▶ **Request**
Only the lines from the start of the data through the line containing "const x0 = 42;" should be written out, exactly as they are, with both ends included and the pictures left out.

*-*-*

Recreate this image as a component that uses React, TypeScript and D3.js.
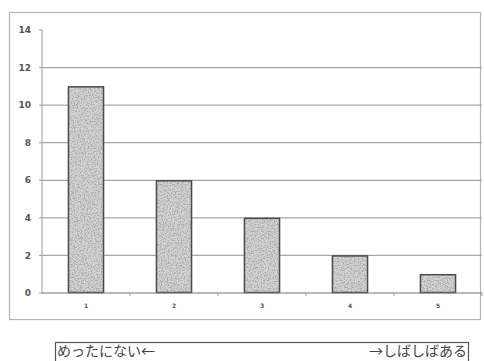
import React from "react";
import * as d3 from "d3";

const categories = ["1", "2", "3", "4", "5"];
const counts = [11, 6, 4, 2, 1];
const yTicks = [0, 2, 4, 6, 8, 10, 12, 14];
const leftNote = "めったにない←";
const rightNote = "→しばしばある";

const W = 484;
const H = 361;

export default function App() {
  const x = d3.scaleBand<string>().domain(categories).range([42, 482]).paddingInner(0.59).paddingOuter(0.295);
  const y = d3.scaleLinear().domain([0, 14]).range([293, 30]);
  const step = x.step();
  const x0 = 42;

  return (
    <svg width={W} height={H} style={{ position: "absolute", left: 0, top: 0, background: "#fff" }}>
      <defs>
        <filter id="grain" x="0" y="0" width="100%" height="100%">
          <feTurbulence type="fractalNoise" baseFrequency="0.7" numOctaves="2" seed="5" result="n" />
          <feColorMatrix
            in="n"
            type="matrix"
            values="0 0 0 0 0.42  0 0 0 0 0.42  0 0 0 0 0.42  5 0 0 0 -2.3"
            result="dots"
          />
          <feComposite in="dots" in2="SourceGraphic" operator="in" result="clip" />
          <feMerge>
            <feMergeNode in="SourceGraphic" />
            <feMergeNode in="clip" />
          </feMerge>
        </filter>
      </defs>
      <rect x={0} y={0} width={W} height={H} fill="#fff" />
      {/* outer chart frame */}
      <rect x={9.5} y={12.5} width={471} height={307} fill="none" stroke="#b5b5b5" strokeWidth={1.2} />
      {/* horizontal gridlines */}
      {yTicks.filter((t) => t > 0 && t < 14).map((t) => (
        <line key={t} x1={x0} x2={482} y1={y(t)} y2={y(t)} stroke="#a8a8a8" strokeWidth={1.2} />
      ))}
      {/* y axis */}
      <line x1={x0} x2={x0} y1={y(14)} y2={y(0)} stroke="#9a9a9a" strokeWidth={1} />
      {yTicks.map((t) => (
        <g key={t}>
          <line x1={x0 - 3} x2={x0} y1={y(t)} y2={y(t)} stroke="#9a9a9a" />
          <text x={31} y={y(t)} dy="0.35em" textAnchor="end" fontFamily="DejaVu Sans" fontSize={9} fontWeight="bold" fill="#555">
            {t}
          </text>
        </g>
      ))}
      {/* bars */}
      {counts.map((v, i) => (
        <g key={i}>
          <rect
            x={x(categories[i])!}
            y={y(v)}
            width={x.bandwidth()}
            height={y(0) - y(v)}
            fill="#d2d2d2"
            filter="url(#grain)"
          />
          <rect
            x={x(categories[i])! + 0.5}
            y={y(v) + 0.5}
            width={x.bandwidth() - 1}
            height={y(0) - y(v) - 1}
            fill="none"
            stroke="#4a4a4a"
            strokeWidth={1.5}
          />
        </g>
      ))}
      {/* x axis */}
      <line x1={x0} x2={482} y1={y(0)} y2={y(0)} stroke="#777" strokeWidth={1.2} />
      {categories.map((c, i) => (
        <line key={"t" + i} x1={x0 + step * (i + 1)} x2={x0 + step * (i + 1)} y1={y(0)} y2={y(0) + 3} stroke="#999" />
      ))}
      {categories.map((c) => (
        <text
          key={c}
          x={x(c)! + x.bandwidth() / 2}
          y={308}
          textAnchor="middle"
          fontFamily="DejaVu Sans"
          fontSize={6}
          fontWeight="bold"
          fill="#555"
        >
          {c}
        </text>
      ))}
      {/* scale note box */}
      <rect x={55.5} y={342.5} width={413} height={30} fill="none" stroke="#555" strokeWidth={1.2} />
      <text x={57} y={356} fontFamily="Noto Sans CJK JP" fontSize={14} fill="#444">
        {leftNote}
      </text>
      <text x={467} y={356} textAnchor="end" fontFamily="Noto Sans CJK JP" fontSize={14} fill="#444">
        {rightNote}
      </text>
    </svg>
  );
}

*-*-*

▶ **Expected output**
Recreate this image as a component that uses React, TypeScript and D3.js.
import React from "react";
import * as d3 from "d3";

const categories = ["1", "2", "3", "4", "5"];
const counts = [11, 6, 4, 2, 1];
const yTicks = [0, 2, 4, 6, 8, 10, 12, 14];
const leftNote = "めったにない←";
const rightNote = "→しばしばある";

const W = 484;
const H = 361;

export default function App() {
  const x = d3.scaleBand<string>().domain(categories).range([42, 482]).paddingInner(0.59).paddingOuter(0.295);
  const y = d3.scaleLinear().domain([0, 14]).range([293, 30]);
  const step = x.step();
  const x0 = 42;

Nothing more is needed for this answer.